My path to being a four year Letterman in High School was very different from how today’s players will get there.

My path goes a little like this. Back in Ohio in the mid 70’s (yep, I am old), my mother signed my brother and I up for soccer. She figured it would be a good use of all the energy we had.

I remember my first soccer experience. The coaches had lined us up on a full length field, 11 on each side. We had a goalie, we had positions, we had a ball. When the coach blew the whistle, the majority of the kids raced to the ball. Bee hive soccer at it’s best, but completely different than what the U6 ages group plays. Did I mention we were playing on a full field. Yep. One hundred and ten yards long, 60 yards wide, 8 foot tall goals that were 24 feet wide.

I enjoyed the experience fully and my mother loved the fact that after soccer, I would be wiped.

As I got older, and soccer became more popular, I began playing on football fields. Myself and my teammates almost fit those fields, but we practiced once a week, played games on the weekends. When we were not at practice, some of my teammates and I would be at a local park, playing soccer.

I went to one of the first Akron Zips Soccer camps. There they taught me what juggling was. I went to a Cleveland Force camp and learned I hated playing goalie.

As the years wore on and my experience grew, I learned from my teammates I had something good going on. I had a knack for the sport. By the time it was time for me to try out for the High School soccer team, I was skilled but tall and skinny. I made the Varsity, played coming off the bench my freshman year, and started the next 3 years.

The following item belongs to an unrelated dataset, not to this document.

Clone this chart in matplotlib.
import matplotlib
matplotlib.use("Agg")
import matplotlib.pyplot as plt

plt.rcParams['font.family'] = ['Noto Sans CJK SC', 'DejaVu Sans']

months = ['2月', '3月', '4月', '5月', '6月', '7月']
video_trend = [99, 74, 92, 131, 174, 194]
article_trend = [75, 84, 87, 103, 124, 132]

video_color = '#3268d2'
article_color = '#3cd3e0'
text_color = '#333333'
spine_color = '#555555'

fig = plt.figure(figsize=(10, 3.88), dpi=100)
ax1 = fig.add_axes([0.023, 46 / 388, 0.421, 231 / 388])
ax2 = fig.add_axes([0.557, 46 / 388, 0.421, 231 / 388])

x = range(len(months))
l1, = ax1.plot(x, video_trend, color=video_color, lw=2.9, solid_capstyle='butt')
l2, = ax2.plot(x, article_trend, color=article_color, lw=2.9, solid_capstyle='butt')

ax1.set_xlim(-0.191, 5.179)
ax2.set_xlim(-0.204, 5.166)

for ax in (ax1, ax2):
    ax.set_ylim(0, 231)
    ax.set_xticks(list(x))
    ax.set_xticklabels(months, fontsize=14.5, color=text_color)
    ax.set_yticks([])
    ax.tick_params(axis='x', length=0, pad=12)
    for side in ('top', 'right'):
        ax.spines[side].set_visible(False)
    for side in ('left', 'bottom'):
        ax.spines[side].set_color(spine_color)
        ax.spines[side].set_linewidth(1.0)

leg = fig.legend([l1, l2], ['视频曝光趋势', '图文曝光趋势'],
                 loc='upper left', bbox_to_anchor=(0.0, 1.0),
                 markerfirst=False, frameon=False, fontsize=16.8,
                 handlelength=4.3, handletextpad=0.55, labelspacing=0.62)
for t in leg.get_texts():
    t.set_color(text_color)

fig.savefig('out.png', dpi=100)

Now, my path would be completely different. It obviously starts with the age appropriate size of the field and goals the kids play with today. But it also is one of greater competition. Soccer is every where. There are thousands of kids who play soccer in Iowa. I can’t tell you how many parents have told me that they did not even have soccer when they were growing up (all of them way younger than me).

Also, kids, and parents have options. Beginning at U9, kids now can play in Academy programs. These are pre-select programs where kids get professional coaching and are, in general, playing with kids who have shown a knack for soccer at a younger age.

They can then move onto the select program when they are U11 and start to do tournaments or play in the IPSL against other kids who have grown up through these player training programs.

And of course, they can play rec. Rec is a good option and there is no reason not to believe a child can’t play high school soccer if their experience is only rec. I did it.

But, yes, there had to be a but. But, when a rec player gets to high school and go to their first practice and see the kids who have played in the select program, played in at least 16 games a season, been coached by professional coaches, played with teammates who focus heavily in training, played the last 4 years against players of similar skill and desire, the rec player will see a difference. And it may spark a new fondness to the game, a new challenge to overcome. But, for a select player, it may just be playing soccer as they have learned since they were 8.

I know I could have been a contender if I had had this opportunity.